Toujours en ce qui concerne les peines applicables, en cas de faux en écritures, l’article 214 du Code pénal impose qu’une amende soit nécessairement prononcée par le juge, en sus de la peine de réclusion (ou d’emprisonnement en cas de correctionnalisation). Par contre, en matière de faux informatique, l’article 210bis prévoit qu’une peine d’emprisonnement et une amende ou bien seulement une de ces deux peines soient prononcées. Il s’agit ici d’une différence importante. En effet, l’auteur présumé d’un faux informatique pourra toujours, demander à n’être condamné qu’à une amende, dans l’hypothèse où il serait reconnu coupable, contrairement à celui qui a commis un faux en écritures. Par contre, en ce qui ne concerne que le montant lui-même de l’amende, celui-ci peut être plus élevé en matière de faux informatique qu’il ne l’est en matière de faux en écritures178. Une autre divergence pouvant être relevée concerne la tentative. Effectivement, tant la tentative de faux en écritures que de faux informatique sont punissables, par contre, seule la tentative d’usage de faux en écritures est élevée au rang d’infraction. Une nouvelle différence est à trouver en ce qui concerne l’auteur de l’infraction.
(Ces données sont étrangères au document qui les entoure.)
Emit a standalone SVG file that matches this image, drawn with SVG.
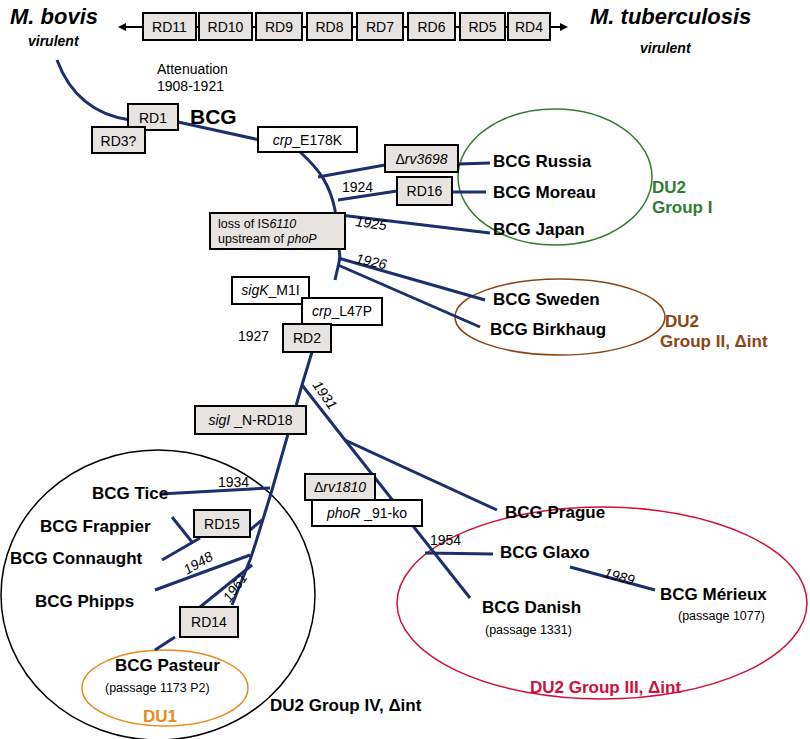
<svg xmlns="http://www.w3.org/2000/svg" width="810" height="739" viewBox="0 0 810 739">
<style>
text{font-family:"Liberation Sans",Arial,sans-serif;fill:#000}
.n{font-size:17px;font-weight:bold}
.s{font-size:12.5px}
.b{font-size:14px}
.bx{fill:#e6e3e0;stroke:#000;stroke-width:2}
.wb{fill:#fff;stroke:#000;stroke-width:2}
.c path,.c line{stroke:#1a2f6e;stroke-width:3;fill:none}
</style>
<defs><marker id="ah" markerWidth="8" markerHeight="8" refX="6" refY="4" orient="auto" markerUnits="userSpaceOnUse"><path d="M0,0 L8,4 L0,8Z" fill="#000"/></marker></defs>
<g id="top">
<line x1="130" y1="27" x2="566" y2="27" stroke="#000" stroke-width="2" marker-end="url(#ah)"/>
<line x1="140" y1="27" x2="120" y2="27" stroke="#000" stroke-width="2" marker-end="url(#ah)"/>
<rect class="bx" x="143" y="13" width="53" height="27"/><text x="169.5" y="32" text-anchor="middle" class="b">RD11</text>
<rect class="bx" x="199" y="13" width="53" height="27"/><text x="225.5" y="32" text-anchor="middle" class="b">RD10</text>
<rect class="bx" x="256" y="13" width="46" height="27"/><text x="279" y="32" text-anchor="middle" class="b">RD9</text>
<rect class="bx" x="307" y="13" width="45" height="27"/><text x="329.5" y="32" text-anchor="middle" class="b">RD8</text>
<rect class="bx" x="357" y="13" width="46" height="27"/><text x="380" y="32" text-anchor="middle" class="b">RD7</text>
<rect class="bx" x="408" y="13" width="47" height="27"/><text x="431.5" y="32" text-anchor="middle" class="b">RD6</text>
<rect class="bx" x="460" y="13" width="45" height="27"/><text x="482.5" y="32" text-anchor="middle" class="b">RD5</text>
<rect class="bx" x="508" y="13" width="42" height="27"/><text x="529" y="32" text-anchor="middle" class="b">RD4</text>
<text x="10" y="24" style="font-size:22px;font-weight:bold;font-style:italic">M. bovis</text>
<text x="28" y="46" style="font-size:14px;font-weight:bold;font-style:italic">virulent</text>
<text x="590" y="24" style="font-size:22px;font-weight:bold;font-style:italic">M. tuberculosis</text>
<text x="640" y="53" style="font-size:14px;font-weight:bold;font-style:italic">virulent</text>
</g>
<g id="groups" fill="none" stroke-width="1.5">
<ellipse cx="555" cy="177" rx="97" ry="68" stroke="#2e7d32"/>
<ellipse cx="560" cy="317" rx="105" ry="38" stroke="#8b4513"/>
<ellipse cx="158" cy="595" rx="157" ry="145" stroke="#000"/>
<ellipse cx="165" cy="688" rx="83" ry="38" stroke="#e8891a"/>
<ellipse cx="602" cy="603" rx="205" ry="96" stroke="#d0103a"/>
</g>
<g class="c" id="connectors">
<path d="M57,60 C70,95 95,115 130,120"/>
<path d="M178,122 L260,140"/>
<path d="M300,152 C320,170 330,185 335,210 L340,258 L335,280"/>
<path d="M318,177 L385,165"/><line x1="458" y1="164" x2="490" y2="163"/>
<path d="M338,200 L397,191"/><line x1="452" y1="192" x2="486" y2="192"/>
<path d="M340,215 L490,233"/>
<path d="M338,258 L485,300"/>
<path d="M338,265 L480,327"/>
<path d="M312,352 L302,385 L272,490 L255,545 L250,560 L240,585 L232,605"/>
<path d="M302,385 L345,440 L497,510"/>
<path d="M345,440 L470,598"/>
<path d="M160,494 L270,488"/>
<path d="M250,530 L262,520"/>
<path d="M172,517 L192,542"/>
<path d="M162,560 L200,538"/>
<path d="M155,590 L250,555"/>
<path d="M252,565 L200,607"/>
<path d="M175,637 L155,650"/>
<path d="M425,553 L493,554"/>
<path d="M570,567 L655,590"/>
</g>
<g id="boxes">
<rect class="bx" x="128" y="104" width="50" height="26"/><text x="153" y="123" text-anchor="middle" class="b">RD1</text>
<rect class="bx" x="92" y="127" width="53" height="26"/><text x="118.5" y="146" text-anchor="middle" class="b">RD3?</text>
<rect class="wb" x="258" y="127" width="99" height="25"/><text x="307.5" y="145" text-anchor="middle" class="b"><tspan font-style="italic">crp</tspan>_E178K</text>
<rect class="bx" x="385" y="145" width="73" height="27"/><text x="421.5" y="164" text-anchor="middle" class="b">Δ<tspan font-style="italic">rv3698</tspan></text>
<rect class="bx" x="397" y="177" width="55" height="28"/><text x="424.5" y="196" text-anchor="middle" class="b">RD16</text>
<rect class="bx" x="210" y="213" width="135" height="36"/><text x="218" y="228" class="s">loss of IS<tspan font-style="italic">6110</tspan></text><text x="218" y="243" class="s">upstream of <tspan font-style="italic">phoP</tspan></text>
<rect class="wb" x="232" y="277" width="77" height="27"/><text x="270.5" y="295" text-anchor="middle" class="b"><tspan font-style="italic">sigK</tspan>_M1I</text>
<rect class="wb" x="302" y="298" width="80" height="27"/><text x="342" y="316" text-anchor="middle" class="b"><tspan font-style="italic">crp</tspan>_L47P</text>
<rect class="bx" x="283" y="324" width="48" height="28"/><text x="307" y="343" text-anchor="middle" class="b">RD2</text>
<rect class="bx" x="195" y="406" width="111" height="28"/><text x="250.5" y="425" text-anchor="middle" class="b"><tspan font-style="italic">sigI</tspan> _N-RD18</text>
<rect class="bx" x="305" y="474" width="70" height="26"/><text x="340" y="492" text-anchor="middle" class="b">Δ<tspan font-style="italic">rv1810</tspan></text>
<rect class="wb" x="312" y="500" width="110" height="26"/><text x="367" y="518" text-anchor="middle" class="b"><tspan font-style="italic">phoR</tspan> _91-ko</text>
<rect class="bx" x="194" y="510" width="56" height="27"/><text x="222" y="529" text-anchor="middle" class="b">RD15</text>
<rect class="bx" x="180" y="607" width="58" height="30"/><text x="209" y="627" text-anchor="middle" class="b">RD14</text>
</g>
<g id="labels">
<text x="157" y="74" class="b">Attenuation</text><text x="157" y="91" class="b">1908-1921</text>
<text x="190" y="124" style="font-size:21px;font-weight:bold">BCG</text>
<text x="342" y="192" class="b">1924</text>
<text x="355" y="226" class="b" font-style="italic" transform="rotate(8 355 226)">1925</text>
<text x="355" y="263" class="b" font-style="italic" transform="rotate(12 355 263)">1926</text>
<text x="238" y="341" class="b">1927</text>
<text x="312" y="385" class="b" font-style="italic" transform="rotate(55 312 385)">1931</text>
<text x="218" y="487" class="b">1934</text>
<text x="187" y="575" class="b" font-style="italic" transform="rotate(-30 187 575)">1948</text>
<text x="230" y="603" class="b" font-style="italic" transform="rotate(-55 230 603)">1961</text>
<text x="430" y="545" class="b">1954</text>
<text x="603" y="577" class="b" font-style="italic" transform="rotate(15 603 577)">1989</text>
<text x="493" y="167" class="n">BCG Russia</text>
<text x="493" y="198" class="n">BCG Moreau</text>
<text x="493" y="235" class="n">BCG Japan</text>
<text x="652" y="193" class="n" style="fill:#2e7d32">DU2</text>
<text x="652" y="213" class="n" style="fill:#2e7d32">Group I</text>
<text x="493" y="305" class="n">BCG Sweden</text>
<text x="490" y="335" class="n">BCG Birkhaug</text>
<text x="665" y="327" class="n" style="fill:#8b4513">DU2</text>
<text x="660" y="347" class="n" style="fill:#8b4513">Group II, Δint</text>
<text x="505" y="518" class="n">BCG Prague</text>
<text x="500" y="558" class="n">BCG Glaxo</text>
<text x="660" y="600" class="n">BCG Mérieux</text>
<text x="678" y="620" class="s">(passage 1077)</text>
<text x="482" y="613" class="n">BCG Danish</text>
<text x="485" y="634" class="s">(passage 1331)</text>
<text x="530" y="693" class="n" style="fill:#d0103a">DU2 Group III, Δint</text>
<text x="92" y="499" class="n">BCG Tice</text>
<text x="40" y="532" class="n">BCG Frappier</text>
<text x="10" y="564" class="n">BCG Connaught</text>
<text x="35" y="607" class="n">BCG Phipps</text>
<text x="115" y="671" class="n">BCG Pasteur</text>
<text x="105" y="692" class="s">(passage 1173 P2)</text>
<text x="143" y="722" class="n" style="fill:#e8891a">DU1</text>
<text x="270" y="711" class="n">DU2 Group IV, Δint</text>
</g>
</svg>
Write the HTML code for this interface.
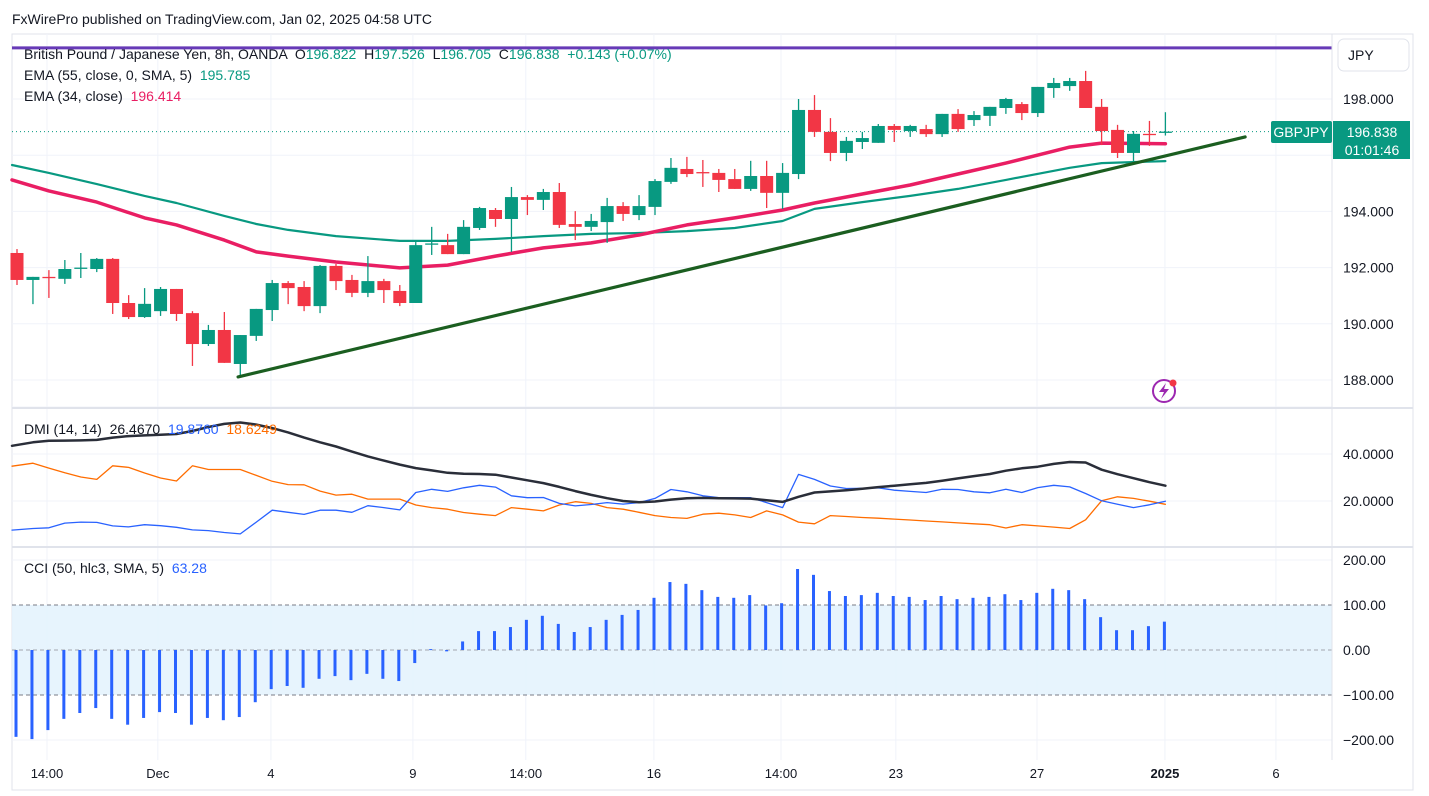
<!DOCTYPE html>
<html><head><meta charset="utf-8">
<style>
html,body{margin:0;padding:0;background:#fff;}
body{width:1429px;height:791px;overflow:hidden;font-family:"Liberation Sans",sans-serif;}
svg text{font-family:"Liberation Sans",sans-serif;white-space:pre;}
</style></head>
<body>
<svg id="chart" width="1429" height="791" xmlns="http://www.w3.org/2000/svg" xml:space="preserve">
<text x="12" y="24" font-size="14" fill="#131722">FxWirePro published on TradingView.com, Jan 02, 2025 04:58 UTC</text>
<rect x="12" y="34" width="1401" height="756" fill="none" stroke="#e0e3eb"/>
<g id="grid"></g>
<rect x="12" y="605" width="1320" height="90" fill="#e3f2fd" opacity="0.85"/>
<g id="main"></g>
<g id="dmi"></g>
<g id="cci"></g>
<line x1="12" y1="408" x2="1413" y2="408" stroke="#e0e3eb" stroke-width="2"/>
<line x1="12" y1="547" x2="1413" y2="547" stroke="#e0e3eb" stroke-width="2"/>
<line x1="1332" y1="34" x2="1332" y2="760" stroke="#e0e3eb"/>
<g id="axes"></g>
<text x="24" y="59" font-size="14" fill="#131722">British Pound / Japanese Yen, 8h, OANDA  O<tspan fill="#089981">196.822</tspan>  H<tspan fill="#089981">197.526</tspan>  L<tspan fill="#089981">196.705</tspan>  C<tspan fill="#089981">196.838  +0.143 (+0.07%)</tspan></text>
<text x="24" y="80" font-size="14" fill="#131722">EMA (55, close, 0, SMA, 5)  <tspan fill="#089981">195.785</tspan></text>
<text x="24" y="101" font-size="14" fill="#131722">EMA (34, close)  <tspan fill="#e91e63">196.414</tspan></text>
<text x="24" y="434" font-size="14" fill="#131722">DMI (14, 14)  26.4670  <tspan fill="#2962ff">19.8760</tspan>  <tspan fill="#ff6d00">18.6249</tspan></text>
<text x="24" y="573" font-size="14" fill="#131722">CCI (50, hlc3, SMA, 5)  <tspan fill="#2962ff">63.28</tspan></text>
<rect x="1338" y="39" width="71" height="32" rx="6" fill="#fff" stroke="#e0e3eb"/>
<text x="1348" y="60" font-size="14" fill="#131722">JPY</text>
<rect x="1271" y="121" width="61" height="22" rx="2" fill="#089981"/>
<text x="1301" y="137" font-size="14" fill="#fff" text-anchor="middle">GBPJPY</text>
<rect x="1333" y="121" width="77" height="38" fill="#089981"/>
<text x="1372" y="137" font-size="14" fill="#fff" text-anchor="middle">196.838</text>
<text x="1372" y="155" font-size="14" fill="#fff" text-anchor="middle">01:01:46</text>
<g>
<circle cx="1164" cy="391" r="11" fill="none" stroke="#9c27b0" stroke-width="2"/>
<path d="M1166 383 L1159 392 L1164 392 L1161 399 L1169 389 L1164 389 Z" fill="#9c27b0"/>
<circle cx="1173" cy="383" r="3.5" fill="#f23645"/>
</g>
</svg>
<script>
// ---- price data (OHLC) ----
const opens=[192.52,191.56,191.67,191.60,191.99,191.95,192.31,190.74,190.24,190.45,191.24,190.38,189.28,189.78,188.57,189.57,190.49,191.45,191.31,190.63,192.06,191.56,191.10,191.52,191.17,190.74,192.84,192.80,192.48,193.41,194.05,193.73,194.51,194.41,194.69,193.55,193.45,193.62,194.19,193.87,194.16,195.05,195.51,195.40,195.37,195.15,194.80,195.26,194.66,195.33,197.61,196.83,196.08,196.47,196.44,197.04,196.86,196.93,196.75,197.47,197.25,197.40,197.68,197.82,197.50,198.39,198.46,198.64,197.72,196.90,196.08,196.76,196.82];
const highs=[192.66,191.67,191.91,192.27,192.52,192.34,192.34,191.02,191.27,191.31,191.24,190.45,189.96,190.42,189.60,190.53,191.56,191.52,191.52,192.09,192.13,191.74,192.41,191.60,191.38,192.91,193.45,193.20,193.69,194.16,194.12,194.87,194.58,194.80,195.01,194.01,193.91,194.48,194.33,194.58,195.15,195.90,195.94,195.83,195.51,195.51,195.80,195.80,195.72,198.00,198.14,197.32,196.65,196.83,197.11,197.11,197.08,197.08,197.47,197.64,197.57,197.72,198.04,197.89,198.43,198.75,198.75,199.00,198.00,197.08,196.86,197.22,197.53];
const lows=[191.38,190.70,190.92,191.42,191.63,191.84,190.35,190.17,190.21,190.28,190.10,188.50,189.21,188.61,188.14,189.39,190.10,190.70,190.45,190.38,191.20,190.95,190.95,190.74,190.63,190.74,192.45,192.48,192.48,193.34,193.45,192.56,193.87,194.05,193.41,192.98,193.30,192.88,193.66,193.69,193.87,194.98,195.22,194.87,194.69,194.80,194.73,194.12,194.09,195.15,196.65,195.79,195.79,196.22,196.44,196.47,196.65,196.65,196.65,196.83,197.04,197.04,197.47,197.25,197.36,198.04,198.29,197.68,196.36,195.90,195.76,196.33,196.70];
const closes=[191.56,191.67,191.63,191.95,192.00,192.31,190.74,190.24,190.71,191.24,190.35,189.28,189.78,188.61,189.60,190.53,191.45,191.27,190.63,192.06,191.52,191.10,191.52,191.20,190.74,192.80,192.86,192.48,193.45,194.12,193.73,194.51,194.41,194.69,193.52,193.45,193.66,194.19,193.91,194.19,195.08,195.55,195.33,195.38,195.12,194.80,195.26,194.66,195.37,197.61,196.83,196.08,196.51,196.61,197.04,196.90,197.04,196.75,197.47,196.93,197.43,197.72,198.00,197.50,198.43,198.57,198.64,197.68,196.86,196.08,196.76,196.75,196.84];
// ---- EMA samples (candle index -> value) ----
const emaIdx=[0,2,5,8,10,13,15,17,20,24,27,30,33,36,39,42,45,48,50,53,56,59,62,66,68,72];
const ema34=[195.12,194.73,194.33,193.77,193.52,192.98,192.56,192.41,192.20,191.99,192.09,192.41,192.70,192.88,193.16,193.52,193.77,194.05,194.30,194.62,194.94,195.33,195.72,196.29,196.43,196.41];
const ema55=[195.65,195.37,194.97,194.55,194.30,193.84,193.55,193.34,193.12,192.95,192.95,193.02,193.12,193.20,193.23,193.30,193.41,193.66,194.09,194.33,194.55,194.80,195.12,195.55,195.72,195.79];
const trendIdx=[13.86,77];
const trendVal=[188.11,196.65];
const levelLine=[199.82];
const lastPrice=[196.838];
const priceTicks=[198,196,194,192,190,188];
const priceTickLabels=["198.000","","194.000","192.000","190.000","188.000"];
// ---- DMI ----
const adx=[43.5,45.0,45.6,45.7,45.8,46.0,47.0,47.6,47.9,48.2,48.5,49.8,51.5,52.8,53.4,52.5,51.0,49.2,47.0,45.0,43.2,41.0,39.0,37.2,35.5,34.0,33.0,32.0,31.6,31.5,31.2,30.0,28.8,27.6,26.0,24.2,22.6,21.2,20.0,19.5,19.8,20.6,21.2,21.3,21.2,21.1,21.0,20.3,19.6,21.8,23.6,24.1,24.6,25.2,25.9,26.5,27.1,27.7,28.6,29.6,30.6,31.5,32.9,33.9,34.6,35.8,36.6,36.4,33.3,31.4,29.7,28.0,26.5];
const plusDI=[7.6,8.3,8.6,10.6,11.0,10.9,9.4,9.0,9.9,9.5,8.8,7.7,7.4,6.6,6.0,11.0,16.1,15.2,14.3,16.1,16.1,15.2,18.0,17.2,16.2,23.6,25.0,24.1,25.6,26.7,25.9,22.2,21.4,21.5,19.0,17.9,18.5,19.3,18.7,19.3,21.1,24.9,23.9,22.2,21.4,21.4,21.4,19.3,17.2,31.3,29.2,26.4,25.3,25.4,25.6,24.6,24.1,23.6,25.0,24.9,23.9,23.5,25.0,23.6,25.7,26.7,26.0,23.2,20.1,18.6,17.2,18.4,19.9];
const minusDI=[34.8,36.1,34.0,32.0,30.2,29.2,35.0,34.3,31.9,29.8,28.5,35.0,33.4,33.4,33.4,30.9,28.4,27.0,26.9,24.2,22.5,22.9,20.8,20.8,20.8,18.3,17.2,16.5,15.1,14.4,13.8,17.2,16.5,15.8,18.3,19.7,19.0,17.2,16.5,15.2,13.8,13.0,12.6,14.4,14.8,14.1,13.0,15.8,14.1,11.0,10.3,13.8,13.4,13.0,12.7,12.3,11.9,11.5,11.1,10.7,10.3,9.9,8.5,9.9,9.4,8.9,8.3,12.0,20.1,21.8,21.1,19.9,18.6];
const dmiTicks=[40,20];
const dmiTickLabels=["40.0000","20.0000"];
// ---- CCI ----
const cci=[-193,-198,-178,-153,-140,-129,-153,-166,-151,-138,-140,-166,-151,-156,-149,-116,-87,-80,-84,-64,-58,-67,-53,-64,-69,-29,2,-3,19,42,42,51,67,76,58,40,51,67,78,89,116,151,147,133,118,116,122,99,104,180,167,131,120,122,127,120,118,111,120,113,116,118,124,111,127,136,133,113,73,44,44,53,63];
const cciTicks=[200,100,0,-100,-200];
const cciTickLabels=["200.00","100.00","0.00","\u2212100.00","\u2212200.00"];
// ---- time axis ----
const timeLabels=["14:00","Dec","4","9","14:00","16","14:00","23","27","2025","6"];
const timeIdx=[1.88,8.83,15.92,24.82,31.9,39.93,47.9,55.1,63.95,71.97,78.93];

const NS="http://www.w3.org/2000/svg";
function xOf(i){return 17+15.95*i;}
function yP(v){return 99+(198-v)*28.1;}
function yD(v){return 454+(40-v)*2.35;}
function yC(v){return 650-v*0.45;}
function mk(tag,attrs,parent){const e=document.createElementNS(NS,tag);for(const k in attrs)e.setAttribute(k,attrs[k]);parent.appendChild(e);return e;}
const grid=document.getElementById('grid'),main=document.getElementById('main'),dmi=document.getElementById('dmi'),cciG=document.getElementById('cci'),axes=document.getElementById('axes');

priceTicks.forEach(v=>{const l=mk('line',{x1:12,x2:1332,y1:yP(v),y2:yP(v),stroke:'#f0f3fa'},grid);

});
[60,40,20].forEach(v=>{const l=mk('line',{x1:12,x2:1332,y1:yD(v),y2:yD(v),stroke:'#f0f3fa'},grid);

});
[200,-200].forEach(v=>{const l=mk('line',{x1:12,x2:1332,y1:yC(v),y2:yC(v),stroke:'#f0f3fa'},grid);

});
timeIdx.forEach((t,k)=>{const x=xOf(t);const l=mk('line',{x1:x,x2:x,y1:34,y2:760,stroke:'#f0f3fa'},grid);


const tx=mk('text',{x:x,y:778,'font-size':13,fill:'#131722','text-anchor':'middle','font-weight':timeLabels[k]==='2025'?'bold':'normal'},axes);tx.textContent=timeLabels[k];

});

[100,0,-100].forEach(v=>{const l=mk('line',{x1:12,x2:1332,y1:yC(v),y2:yC(v),stroke:v===0?'#a3a6af':'#787b86','stroke-dasharray':'4 3'},cciG);

});

const lv=mk('line',{x1:12,x2:1332,y1:yP(levelLine[0]),y2:yP(levelLine[0]),stroke:'#673ab7','stroke-width':3},main);


const lp=mk('line',{x1:12,x2:1271,y1:yP(lastPrice[0]),y2:yP(lastPrice[0]),stroke:'#089981','stroke-dasharray':'1 3'},main);



function poly(idx,vals,fy,color,w,name,parent,x0){let d='';vals.forEach((v,k)=>{const x=(k===0&&x0!==undefined)?x0:xOf(idx[k]);d+=(k?'L':'M')+x.toFixed(1)+' '+fy(v).toFixed(1);});
const p=mk('path',{d:d,fill:'none',stroke:color,'stroke-width':w,'stroke-linejoin':'round','stroke-linecap':'round'},parent);

return p;}
poly(emaIdx,ema55,yP,'#089981',2.2,'ema55-line',main,12);
poly(emaIdx,ema34,yP,'#e91e63',3.5,'ema34-line',main,12);

closes.forEach((c,i)=>{const o=opens[i],up=c>=o,col=up?'#089981':'#f23645',x=xOf(i);
const g=mk('g',{},main);


mk('line',{x1:x,x2:x,y1:yP(highs[i]),y2:yP(lows[i]),stroke:col,'stroke-width':1.3},g);
const t=yP(Math.max(o,c)),b=yP(Math.min(o,c));
mk('rect',{x:x-6.5,y:t,width:13,height:Math.max(1.3,b-t),fill:col},g);});

const tl=mk('line',{x1:xOf(trendIdx[0]),y1:yP(trendVal[0]),x2:xOf(trendIdx[1]),y2:yP(trendVal[1]),stroke:'#1b5e20','stroke-width':3.2,'stroke-linecap':'round'},main);



const allIdx=adx.map((_,i)=>i);
poly(allIdx,minusDI,yD,'#ff6d00',1.3,'minus-di-line',dmi,12);
poly(allIdx,plusDI,yD,'#2962ff',1.3,'plus-di-line',dmi,12);
poly(allIdx,adx,yD,'#2a2e39',2.5,'adx-line',dmi,12);

cci.forEach((v,i)=>{const x=xOf(i)-1;const y0=yC(0),y1=yC(v);
const r=mk('rect',{x:x-1.5,y:Math.min(y0,y1),width:3,height:Math.max(1,Math.abs(y1-y0)),fill:'#2962ff'},cciG);

});

priceTicks.forEach((v,k)=>{if(!priceTickLabels[k])return;const t=mk('text',{x:1343,y:yP(v)+5,'font-size':14,fill:'#131722'},axes);t.textContent=priceTickLabels[k];

});
dmiTicks.forEach((v,k)=>{const t=mk('text',{x:1343,y:yD(v)+5,'font-size':14,fill:'#131722'},axes);t.textContent=dmiTickLabels[k];

});
cciTicks.forEach((v,k)=>{const t=mk('text',{x:1343,y:yC(v)+5,'font-size':14,fill:'#131722'},axes);t.textContent=cciTickLabels[k];

});
</script>
</body></html>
Effectivement, alors qu’en ce qui concerne le faux informatique, aucune distinction n’est faite quant à l’auteur qui commet le délit, le législateur a fait le choix d’incriminer différemment les types d’auteur en matière de faux en écritures. En effet, si le faux a été réalisé par un fonctionnaire ou officier public dans l’exercice de ses fonctions, il est incriminé par les articles 194 et 195 du Code pénal. Par contre, si le faux a été constitué en dehors de l’exercice de ses fonctions ou s’il a été commis par un particulier, alors il faudra se référer à l’article 196 du Code pénal. Comme l’explique Silvia VAN DYCK, « men kan moeilijk verstaan waarom de aan de hoedanigheid gekoppelde verzwaring van de strafmaat afhankelijk zou moeten zijn van het al dan niet geïnformatiseerd karakter van het corpus delicti »179. Une autre constatation peut également être faite en ce qui concerne la récidive. En effet, l’article 210bis paragraphe 4 du Code pénal prévoit une dérogation au régime prévu à l’article 56 alinéa 2 du même Code180. Alors qu’en matière de faux en écritures le régime du droit commun s’applique, pour ce qui est du faux informatique l’article 210bis prévoit une réglementation beaucoup plus sévère181.